Spotting the Fakes in 2026
The "super-fake" market is terrifyingly good now. They use real leather. They use the same weight of hardware. If you’re buying pre-loved, you have to be careful.
- Check the scent. High-end leather smells like earth and tannins. Fakes often have a faint chemical or glue smell.
- Count the stitches. On a Chanel or Hermes, the stitching must be perfectly consistent. No loose threads. No double-stitching where it shouldn't be.
- The "Feet." Most high-quality totes have metal feet (clous) to protect the bottom. Check if they are screwed in or just glued on.
Actionable Steps for Your Next Purchase
If you're ready to pull the trigger on a luxury tote, don't just walk into a store and pick the prettiest one. You’ll regret it.
- Audit your life. Do you walk a lot? You need a shoulder strap. Do you travel? You need a zip top (the Neverfull is open, which is a pickpocket's dream).

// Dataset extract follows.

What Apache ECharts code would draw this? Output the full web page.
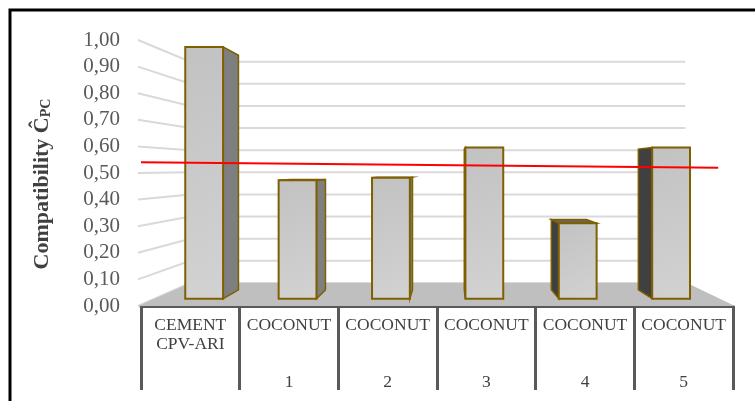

- Test the weight. Go to the store. Put your laptop and your water bottle inside the display bag. Walk around. If it digs into your shoulder after two minutes, it will be unbearable after two hours.
- Pick a neutral first. Navy, Burgundy, or Caramel are often better than Black. They show the detail of the leather better and go with more outfits.
- Invest in an organizer. Felt inserts (like Samorga) protect the interior lining from makeup stains and pen leaks. They also give slouchy bags like the Goyard some much-needed structure.
- Condition the leather. Every six months, use a high-quality leather balm (like Apple Brand or Bickmore 4). It prevents the leather from cracking, especially in dry office environments.
Luxury is about longevity. A good tote shouldn't just look good on day one; it should look even better on day 1,000. Stop chasing the "it-bag" of the month and look for the piece that feels like it was made for your specific, messy, busy, beautiful life.